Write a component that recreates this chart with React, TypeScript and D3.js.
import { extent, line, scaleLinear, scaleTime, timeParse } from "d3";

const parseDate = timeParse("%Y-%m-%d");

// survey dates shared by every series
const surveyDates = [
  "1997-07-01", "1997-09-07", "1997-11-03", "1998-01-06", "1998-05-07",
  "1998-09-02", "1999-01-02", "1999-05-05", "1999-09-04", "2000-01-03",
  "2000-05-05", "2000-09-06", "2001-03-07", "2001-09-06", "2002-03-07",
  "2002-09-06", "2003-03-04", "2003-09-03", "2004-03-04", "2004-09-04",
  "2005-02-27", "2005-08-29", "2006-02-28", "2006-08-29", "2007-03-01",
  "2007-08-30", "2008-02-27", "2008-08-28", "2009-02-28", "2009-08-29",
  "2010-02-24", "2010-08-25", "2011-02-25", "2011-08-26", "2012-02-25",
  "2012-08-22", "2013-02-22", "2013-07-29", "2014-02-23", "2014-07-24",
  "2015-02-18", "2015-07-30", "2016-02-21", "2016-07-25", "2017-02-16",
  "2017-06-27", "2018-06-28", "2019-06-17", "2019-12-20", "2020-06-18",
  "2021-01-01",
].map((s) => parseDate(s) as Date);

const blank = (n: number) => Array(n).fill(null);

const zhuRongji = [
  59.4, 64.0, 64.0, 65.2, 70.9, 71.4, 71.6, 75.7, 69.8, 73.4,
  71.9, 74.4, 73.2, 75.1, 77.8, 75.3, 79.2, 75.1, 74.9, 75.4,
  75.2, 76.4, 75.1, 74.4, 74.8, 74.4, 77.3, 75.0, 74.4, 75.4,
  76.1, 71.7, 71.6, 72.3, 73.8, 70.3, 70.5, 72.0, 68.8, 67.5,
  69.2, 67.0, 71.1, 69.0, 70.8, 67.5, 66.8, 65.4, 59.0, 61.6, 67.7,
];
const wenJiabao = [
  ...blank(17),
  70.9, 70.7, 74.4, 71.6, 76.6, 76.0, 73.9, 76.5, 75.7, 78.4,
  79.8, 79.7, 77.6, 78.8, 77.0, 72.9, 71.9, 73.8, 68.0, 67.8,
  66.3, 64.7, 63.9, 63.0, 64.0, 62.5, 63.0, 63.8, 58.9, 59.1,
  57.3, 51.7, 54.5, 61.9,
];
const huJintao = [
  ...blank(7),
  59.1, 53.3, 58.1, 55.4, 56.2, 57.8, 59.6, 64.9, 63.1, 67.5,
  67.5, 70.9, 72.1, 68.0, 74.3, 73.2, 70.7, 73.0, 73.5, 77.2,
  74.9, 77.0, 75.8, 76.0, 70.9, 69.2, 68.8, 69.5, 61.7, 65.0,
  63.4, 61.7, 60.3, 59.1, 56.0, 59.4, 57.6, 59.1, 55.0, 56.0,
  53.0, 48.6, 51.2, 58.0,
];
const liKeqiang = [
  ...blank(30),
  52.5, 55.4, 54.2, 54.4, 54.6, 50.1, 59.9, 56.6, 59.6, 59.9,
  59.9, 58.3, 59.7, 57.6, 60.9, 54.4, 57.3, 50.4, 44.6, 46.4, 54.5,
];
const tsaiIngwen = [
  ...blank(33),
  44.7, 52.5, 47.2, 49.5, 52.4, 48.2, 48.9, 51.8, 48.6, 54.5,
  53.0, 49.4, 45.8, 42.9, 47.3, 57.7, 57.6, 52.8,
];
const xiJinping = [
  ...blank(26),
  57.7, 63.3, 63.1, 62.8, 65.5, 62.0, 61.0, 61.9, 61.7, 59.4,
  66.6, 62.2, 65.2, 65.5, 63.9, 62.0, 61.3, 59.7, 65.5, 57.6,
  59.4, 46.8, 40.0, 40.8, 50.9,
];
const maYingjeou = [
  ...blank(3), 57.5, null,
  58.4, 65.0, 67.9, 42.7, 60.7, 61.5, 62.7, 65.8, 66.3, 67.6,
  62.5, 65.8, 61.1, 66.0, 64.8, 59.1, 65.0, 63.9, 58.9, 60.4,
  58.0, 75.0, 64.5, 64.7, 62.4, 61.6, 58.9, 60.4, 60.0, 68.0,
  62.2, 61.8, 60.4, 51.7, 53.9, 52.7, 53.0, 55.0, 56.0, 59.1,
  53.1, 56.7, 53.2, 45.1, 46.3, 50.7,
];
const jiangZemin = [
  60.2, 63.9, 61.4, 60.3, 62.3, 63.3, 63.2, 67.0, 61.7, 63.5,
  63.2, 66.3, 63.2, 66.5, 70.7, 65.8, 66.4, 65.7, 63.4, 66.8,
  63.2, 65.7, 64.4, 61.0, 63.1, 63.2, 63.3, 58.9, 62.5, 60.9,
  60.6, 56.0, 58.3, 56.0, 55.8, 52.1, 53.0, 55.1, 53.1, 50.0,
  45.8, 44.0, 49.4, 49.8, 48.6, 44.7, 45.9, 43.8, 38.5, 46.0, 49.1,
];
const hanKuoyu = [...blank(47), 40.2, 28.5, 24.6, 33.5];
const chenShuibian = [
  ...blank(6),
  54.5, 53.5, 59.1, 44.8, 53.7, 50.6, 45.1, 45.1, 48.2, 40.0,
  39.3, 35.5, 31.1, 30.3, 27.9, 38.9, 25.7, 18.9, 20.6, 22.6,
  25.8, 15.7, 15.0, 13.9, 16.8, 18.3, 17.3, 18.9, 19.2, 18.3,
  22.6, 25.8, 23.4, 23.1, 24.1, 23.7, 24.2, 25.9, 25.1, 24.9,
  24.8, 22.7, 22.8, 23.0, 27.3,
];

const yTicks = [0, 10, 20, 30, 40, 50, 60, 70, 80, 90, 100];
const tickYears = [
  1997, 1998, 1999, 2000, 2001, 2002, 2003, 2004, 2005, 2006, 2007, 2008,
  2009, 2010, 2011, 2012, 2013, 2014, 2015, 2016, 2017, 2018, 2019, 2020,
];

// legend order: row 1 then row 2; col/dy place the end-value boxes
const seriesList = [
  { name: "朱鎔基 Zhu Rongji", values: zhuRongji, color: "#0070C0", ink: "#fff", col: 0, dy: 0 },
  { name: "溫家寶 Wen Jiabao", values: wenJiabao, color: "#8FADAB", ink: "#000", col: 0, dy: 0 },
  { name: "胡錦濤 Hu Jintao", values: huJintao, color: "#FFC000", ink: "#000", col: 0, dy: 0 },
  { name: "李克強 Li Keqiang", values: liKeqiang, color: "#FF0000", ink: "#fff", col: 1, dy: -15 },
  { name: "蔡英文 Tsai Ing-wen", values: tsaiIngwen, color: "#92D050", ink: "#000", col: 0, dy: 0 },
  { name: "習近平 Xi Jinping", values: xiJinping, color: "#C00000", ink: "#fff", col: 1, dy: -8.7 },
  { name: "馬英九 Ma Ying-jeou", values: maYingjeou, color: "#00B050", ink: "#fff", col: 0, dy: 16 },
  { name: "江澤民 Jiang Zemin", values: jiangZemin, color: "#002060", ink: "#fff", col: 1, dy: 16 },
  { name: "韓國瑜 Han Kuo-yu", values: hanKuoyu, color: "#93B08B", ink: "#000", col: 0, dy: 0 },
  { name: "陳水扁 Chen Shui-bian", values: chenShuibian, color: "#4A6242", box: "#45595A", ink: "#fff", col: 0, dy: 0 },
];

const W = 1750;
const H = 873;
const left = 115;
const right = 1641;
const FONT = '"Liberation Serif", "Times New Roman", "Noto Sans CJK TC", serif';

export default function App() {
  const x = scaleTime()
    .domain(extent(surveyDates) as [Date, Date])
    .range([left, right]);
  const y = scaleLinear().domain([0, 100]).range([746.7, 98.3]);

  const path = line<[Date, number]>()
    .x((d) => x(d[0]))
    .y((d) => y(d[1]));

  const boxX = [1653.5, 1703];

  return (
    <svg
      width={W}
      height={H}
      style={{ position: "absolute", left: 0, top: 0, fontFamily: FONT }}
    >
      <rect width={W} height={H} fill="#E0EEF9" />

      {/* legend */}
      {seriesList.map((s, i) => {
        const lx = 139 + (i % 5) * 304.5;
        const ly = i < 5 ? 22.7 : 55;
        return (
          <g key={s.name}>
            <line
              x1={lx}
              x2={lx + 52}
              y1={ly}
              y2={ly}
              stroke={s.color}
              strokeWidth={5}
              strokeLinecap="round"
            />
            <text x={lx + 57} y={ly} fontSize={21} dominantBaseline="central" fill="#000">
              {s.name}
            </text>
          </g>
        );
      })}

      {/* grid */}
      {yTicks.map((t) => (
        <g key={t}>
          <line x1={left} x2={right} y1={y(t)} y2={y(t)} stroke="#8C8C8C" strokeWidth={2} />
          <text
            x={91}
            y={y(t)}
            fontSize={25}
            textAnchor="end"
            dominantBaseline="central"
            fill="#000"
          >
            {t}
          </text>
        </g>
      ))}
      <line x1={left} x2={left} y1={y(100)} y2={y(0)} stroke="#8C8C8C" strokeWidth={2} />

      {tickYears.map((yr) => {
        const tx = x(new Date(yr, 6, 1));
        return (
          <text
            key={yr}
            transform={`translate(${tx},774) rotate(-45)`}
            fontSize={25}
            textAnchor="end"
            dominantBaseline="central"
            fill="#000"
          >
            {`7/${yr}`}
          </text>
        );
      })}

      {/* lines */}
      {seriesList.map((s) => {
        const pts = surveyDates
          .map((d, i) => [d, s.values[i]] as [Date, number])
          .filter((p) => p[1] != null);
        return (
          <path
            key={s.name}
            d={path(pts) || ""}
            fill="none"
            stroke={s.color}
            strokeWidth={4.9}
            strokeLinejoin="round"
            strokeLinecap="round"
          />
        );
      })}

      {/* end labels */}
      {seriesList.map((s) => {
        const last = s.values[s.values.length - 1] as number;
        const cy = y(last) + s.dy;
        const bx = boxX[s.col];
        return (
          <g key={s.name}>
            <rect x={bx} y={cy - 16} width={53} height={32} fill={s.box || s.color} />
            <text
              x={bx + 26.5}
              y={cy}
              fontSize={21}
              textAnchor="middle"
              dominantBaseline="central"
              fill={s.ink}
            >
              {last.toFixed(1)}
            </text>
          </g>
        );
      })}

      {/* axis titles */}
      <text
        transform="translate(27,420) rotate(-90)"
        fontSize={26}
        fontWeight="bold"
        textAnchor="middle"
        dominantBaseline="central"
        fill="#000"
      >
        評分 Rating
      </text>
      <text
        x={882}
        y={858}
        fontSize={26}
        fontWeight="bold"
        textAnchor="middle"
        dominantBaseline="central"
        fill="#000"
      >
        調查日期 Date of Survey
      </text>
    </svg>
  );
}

What is required:
Write down again the exact lines running from the beginning of the data to the line containing "const blank = (n: number)", with both ends included.

Finished task:
Write a component that recreates this chart with React, TypeScript and D3.js.
import { extent, line, scaleLinear, scaleTime, timeParse } from "d3";

const parseDate = timeParse("%Y-%m-%d");

// survey dates shared by every series
const surveyDates = [
  "1997-07-01", "1997-09-07", "1997-11-03", "1998-01-06", "1998-05-07",
  "1998-09-02", "1999-01-02", "1999-05-05", "1999-09-04", "2000-01-03",
  "2000-05-05", "2000-09-06", "2001-03-07", "2001-09-06", "2002-03-07",
  "2002-09-06", "2003-03-04", "2003-09-03", "2004-03-04", "2004-09-04",
  "2005-02-27", "2005-08-29", "2006-02-28", "2006-08-29", "2007-03-01",
  "2007-08-30", "2008-02-27", "2008-08-28", "2009-02-28", "2009-08-29",
  "2010-02-24", "2010-08-25", "2011-02-25", "2011-08-26", "2012-02-25",
  "2012-08-22", "2013-02-22", "2013-07-29", "2014-02-23", "2014-07-24",
  "2015-02-18", "2015-07-30", "2016-02-21", "2016-07-25", "2017-02-16",
  "2017-06-27", "2018-06-28", "2019-06-17", "2019-12-20", "2020-06-18",
  "2021-01-01",
].map((s) => parseDate(s) as Date);

const blank = (n: number) => Array(n).fill(null);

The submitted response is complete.